As a long time fan of the novel Perfume by Patrick Suskind, I approached the movie version with a mixture of trepidation and excitement. All too often novels adapted into movies are bastardized, mangled and corrupted by the conglomerates that make big budget feature films – bowing to the demands of investors, financiers and “expert opinion” with regard to what will sell in the market place.
It is little wonder then that Suskind, the author, turned down offer after offer from highly regarded directors such as Stanley Kubrick, Tim Burton and Martin Scorsese, probably out of fear that his own novel would suffer the same fate as so many before it. However, in the famous words of the original pin ball machine, eventually “he chose wisely”. German director Tom Twyker of Run Lola Run fame received the nod after much campaigning by Suskind’s old friend and accomplished screenwriter Bernd Eichinger who longed to bring the novel to life on the big screen.
Twyker manages to tell the tale that many believed to be un-filmable through the use of the humourous voice over by John Hurt and a rollicking and sumptuous visual style that evokes that most under rated sense – smell. More particularly the extraordinary gift of smell that has been bestowed on Jean Baptiste Grenouille (Ben Wishaw). From the initial scenes of the festering and filthy eighteenth century fish markets of Paris where Grenouille is born and abandoned by his mother, through to the tannery where he scrapes the flesh from dead animals and beyond, we are served up offacoltory explorations. Close ups of Grenouilles nostrils and probing camera shots into fish heads, maggot infested carcasses and the seething, grimy streets draw us into the lonely and stench filled world that Grenouille inhabits.
Wishaw, a relative new comer to the screen is an unusual mix of quietly captivating and strangely unnerving. He has a weird sexless, almost inhuman quality about him, and thus when he accidentally causes the death of a ravishing red head peasant in the back streets of that market, his demeanor does not change drastically but rather intensifies somewhat. Once he gets a gets a whiff of for the most perfect smell of all – the scent of a woman - he is compelled into a calculated killing spree in an attempt to capture this most divine of aromas and create the perfect perfume. The character does however lose his way slightly in the last throws of the film as we wait in vain for some further character development to ensue.
So no, the film is not perfect. Grenouille’s inexplicable English accent is initially off putting. Dustin Hoffman as the Italian perfumer, while pivotal to the story and adding a fair smattering of humour, is a slightly peculiar addition to the cast and his accent resonates in that strange way that Americans faking European accents so often do.

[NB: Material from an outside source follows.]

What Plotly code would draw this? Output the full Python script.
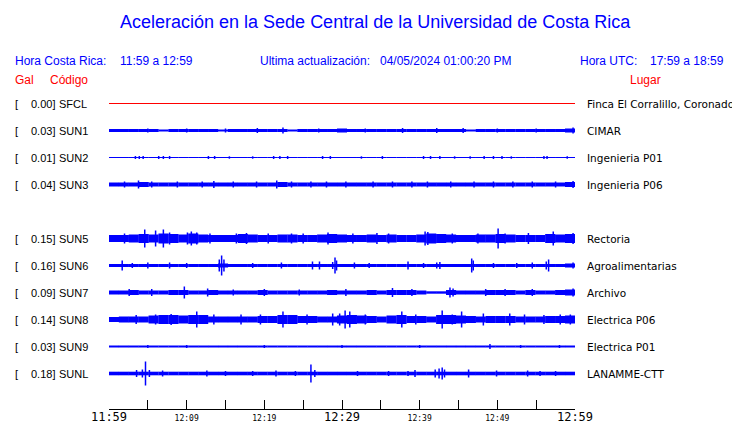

And yes, the crazy orgiastic revelry of the final scene is briefly amusing but really, actually somewhat grotesque and a little bit trashy.
But Perfume is undoubtedly a sumptuous cinematic romp, complete with gloriously detailed costumes, swooping cinematography and exquisite settings. From the grimy and stench ridden alley ways of Paris to the picturesque town of Grasse in Provence, where Grenouille, surrounded by fields of fresh flowers, the cobbled streets of an ancient walled city and the heaving cleavages of virginal maidens pursues his deranged perfumier passion.
While no visual rendition could quite capture all the subtleties or nuances of a novel as layered and as beautifully crafted as Suskind’s Perfume or indeed of that most unexplored sense - smell, Twyker has made an exciting, original and visually spectacular film telling a fabulous portion of the tale.